Because, last night they defeated FC Barcelona 2-1 at Mestalla, thanks to goals from Miguel-Ángel Angulo and David Silva. And while it wasn't quite the "Bath for Barça" that AS declared this morning - more a quick wipe with a wet flannel - it took Valencia to third, four points off leaders Sevilla and Barcelona. It also gave them a vital, head-to-head advantage over Barça and, perhaps more importantly, confirmed their recent recovery.
Now, Valencia really should be title candidates. The man who went to Ikea and got all confused by the Øg and Skågluk nametags, bringing Rafa Benítez a lamp when he asked for a sofa, has gone. And much as the new sporting director Amadeo Carboni is about as popular as a paediatrician on a housing estate, he has built an impressive squad. The best in Spain, in fact, with the majority of those who won two league titles, plus David Villa, Raúl Albiol, Luis Miguel, Edu, Fernando Morientes, Asier Del Horno, Joaquín Sánchez, and David Silva.
The very public fall-out between coach Quique Sánchez Flores and Carboni, plus podgy president Juan Soler, may even have helped too - much as that sounds as ridiculous as Joe bloody Pasquale. With Quique at loggerheads with Carboni and dressing-room heavyweights David Albelda, Santi Cañizares and Fabián Ayala also furious at the club, the battle lines have been clearly drawn - with squad and coach very definitely on the same side, thus fostering unity in the dressing room. At the club's Christmas party, the players gave Quique a Valencia shirt with Carboni's name on it. As a statement of sides, it was almost as telling as Samuel Eto'o's crazed rant last week.
But if that may have inadvertently helped, what has not are the injuries - and that is the real change in recent weeks. Valencia started the season with four wins and a draw (at Camp Nou) in their opening five. They then went five without a victory. Now they have been beaten just twice in 10.
A number of players have made returns of late but one man stands badly-highlighted head and shoulders above the rest. Those runs coincide perfectly with the injury and subsequent recovery of captain Albelda. He may be unpopular with the press, who did all they could to get him dropped from Spain's World Cup team; he may be a dangerous, clever and untrustworthy political animal; and he certainly is not the most talented of footballers. But it's hard to escape the feeling that Albelda's special brand of nasty bastardry in the middle of midfield is vital for Valencia.
Witness last night, when Albelda was eventually sent off for an assassination attempt on Leo Messi. Valencia again ceded possession, 70% of it, again protected their back four with Albelda, and again played on the break, where they were devastatingly direct, quick and incisive. "Three minutes, two lashes of the whip and it was all over," roared this local morning's paper. Meanwhile, on the sports pages, it said: "Valencia were a model of counter-attack."

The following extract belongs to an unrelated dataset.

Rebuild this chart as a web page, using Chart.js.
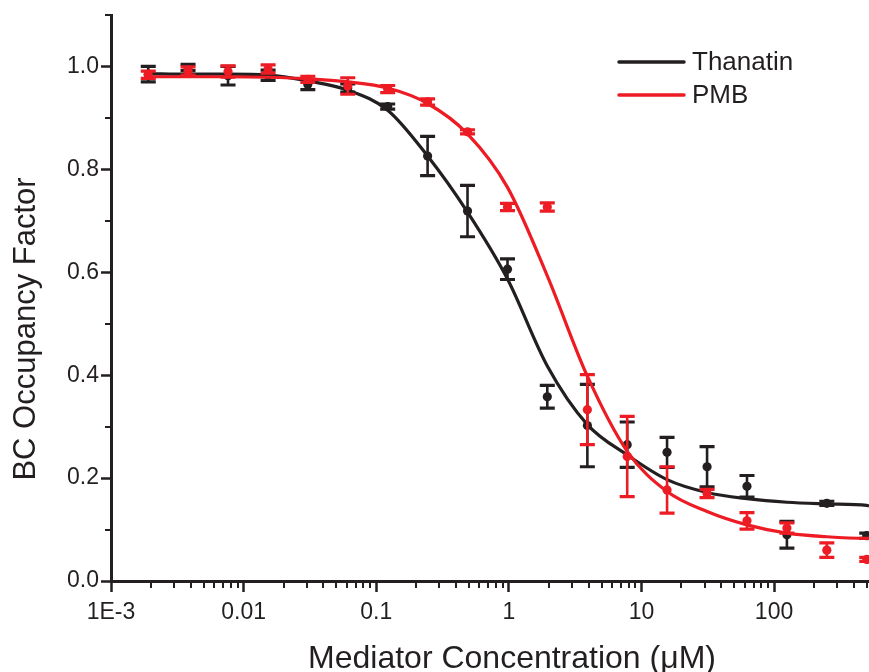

But that, alas, may be the problem. It's all well and good playing Barça on the break but, despite such rich attacking talent, Valencia tend to come unstuck when the onus is on them. Their seven defeats have come against Betis, Celta, Recreativo, Racing, Sevilla and Madrid and they're likely to drop more silly points at some stage.
Nor is that the only problem. For, much as Valencia are in with a shout of the title, so are three others. Despite their crisis - complete with that comic for-the-cameras hug, Txiki Begiristain's rip-roaring claim that Ronaldinho is Eto'o's best mate, and Sport's side-splitting insistence that there was no crisis - Barcelona remain the best placed. Sevilla reaffirmed their candidacy last night with a superb 3-1 demolition of Atlético. And even Madrid are somehow still in the race despite another woeful performance and another 0-0 draw, this time against Real Betis.